April 7, 2026 | 12:00am

A St. Luke's Medical Center branch at Bonifacio Global City, Taguig

Patrick Roque / CC BY-SA via Wikimedia Commons

MANILA, Philippines — St. Luke’s Medical Center continues to absorb higher costs brought about by the ongoing Middle East crisis as much as it can, with the company staying on track with massive investments for expansion and technology upgrades.

St. Luke’s president and CEO Dennis Serrano told The STAR that the company wants to make sure that its patients would be the last one to be affected by any war-related price shocks.

“So far we’re able to cope. We don’t intend to increase the prices, not unless it comes to extremes already. We need to help each other out. Everyone takes a hit in the war and we also will,” Serrano said.

St. Luke’s, which operates two flagship facilities in Quezon City and Global City in Taguig, issued a public advisory late last month, indicating that there will be no changes or adjustments to its procedures, services or fee structure in light of recent reports on potential increases in hospital fees amid global developments.

Serrano, however, admitted that certain aspects of the company’s operations have been affected by these global developments.

“Number one affected is supply. Our supplies of medicine and equipment come from abroad. So logistics. Number two is bunker fuel. We run some parts of the machineries of the boilers of the hospital to provide hot water. So those are run by diesel fuel. Fortunately for us, we are running on renewable energy so our electricity cost won’t be affected. But the importation of medicines. as you know the pharmaceutical companies and suppliers, their knee-jerk reaction is to increase prices,” he said.

“But as much as possible, we are absorbing that. St. Luke’s is absorbing it so that the services remain the same,” Serrano said.

Asked how long will the company be able to absorb higher costs, Serrano said “we will see.”

“Just like the rest of the world, we are waiting. But the principle is, if there will be those who will be affected, the last one to be affected will be our patients,” he said.

Despite the challenges brought about by the ongoing Middle East tensions, St. Luke’s is pushing through with its growth and expansion initiatives aimed at providing the highest quality of service to its patients.

Serrano said the company is targeting to break ground on the P18-billion St. Luke’s Aseana in Parañaque this year, with the 500-bed hospital slated for opening by 2030.

St. Luke’s is also proceeding with its ambitious redevelopment for its hospital in Quezon City in an effort to modernize and expand its facilities.

As part of the redevelopment initiative for the St. Luke’s Quezon City facility, which was established in the 1960s, a new 13-story hospital building is currently being built.

“We’re hoping to open it between 2028, 2029 with everything modern,” Serrano said.

St. Luke’s also announced yesterday its acquisition of the O-arm Surgical Imaging System, a cutting-edge technology that elevates surgical imaging accuracy for orthopedic and spine procedures.

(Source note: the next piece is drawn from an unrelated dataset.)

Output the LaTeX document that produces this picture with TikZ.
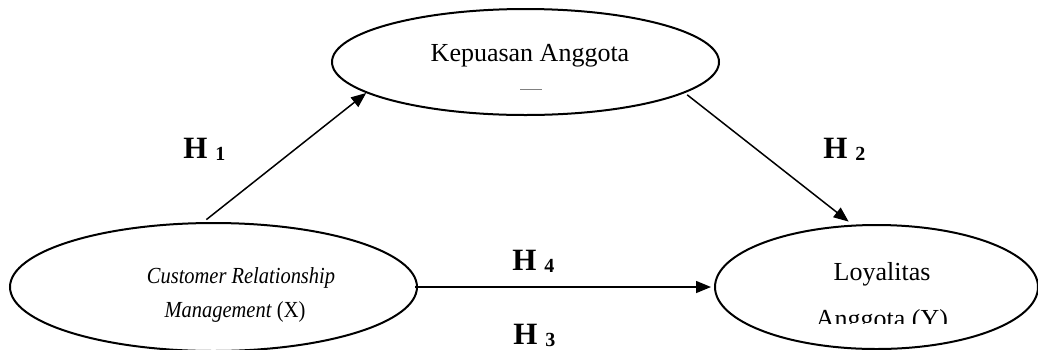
\documentclass[tikz,border=0pt]{standalone}
\usepackage{fontspec}
\setmainfont{Liberation Serif}
\usetikzlibrary{shapes.geometric,arrows.meta}
\begin{document}
\begin{tikzpicture}[x=0.5pt,y=-0.5pt,
  var/.style={draw,ellipse,line width=1pt,inner sep=0pt},
  link/.style={line width=0.75pt,-{Triangle[length=7.5pt,width=6pt]}},
  txt/.style={font=\fontsize{13}{15}\selectfont,inner sep=0pt,anchor=base},
  hyp/.style={font=\fontsize{15.5}{18}\selectfont\bfseries,inner sep=0pt,anchor=base west}]
\useasboundingbox (0,0) rectangle (1038,349);
\fill[white] (0,0) rectangle (1038,349);

% variables
\node[var,minimum width=193.5pt,minimum height=53pt] (kep) at (525.5,62) {};
\node[var,minimum width=203.5pt,minimum height=64pt] (crm) at (213.5,287) {};
\node[var,minimum width=161.5pt,minimum height=62pt] (loy) at (876.5,287) {};

% variable names
\newcommand{\narrow}[1]{\scalebox{0.89}[1]{\fontsize{11.5}{14}\selectfont #1}}
\node[txt] (kepname) at (530,61) {Kepuasan Anggota};
\draw[gray,line width=0.4pt] (520,89) -- (542,89);
\node[txt] (crmname1) at (241,283) {\narrow{\itshape Customer Relationship}};
\node[txt] (crmname2) at (235,317) {\narrow{\textit{Management} (X)}};
\node[txt] (loyname1) at (882,280) {Loyalitas};
\begin{scope}
  \clip (700,290) rectangle (1038,323);
  \node[txt] (loyname2) at (882,327) {Anggota (Y)};
\end{scope}

% paths
\draw[link,shorten <=2pt] (crm.99.7) -- (kep.191.85);
\draw[link,shorten <=1.5pt,shorten >=2.5pt] (kep.-11.3) -- (loy.111.6);
\draw[link,shorten <=-1.5pt,shorten >=1.5pt] (crm.east) -- (loy.west);

% hypothesis labels
\newcommand{\hsub}[1]{{\fontsize{10}{11}\selectfont\raisebox{-1pt}{#1}}}
\node[hyp] (h1) at (183,158) {H \hsub{1}};
\node[hyp] (h2) at (823,158) {H \hsub{2}};
\node[hyp] (h4) at (512,270) {H \hsub{4}};
\node[hyp] (h3) at (513,344) {H \hsub{3}};
\end{tikzpicture}
\end{document}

By equipping surgical teams with state-of-the-art imaging tools like the O-arm Surgical Imaging System, St. Luke’s said it continues to raise the standards of safety and precision for its patients as the technology empowers specialists to deliver the highest level of care.

Serrano said acquisition cost for the technology is between P30 million and P40 million.

“This is a testament to our continuing efforts to improve the hospital, put it at the cutting edge of technology. It really elevates the level of surgery that we can to for orthopedics, for spine and for neurosurgery.”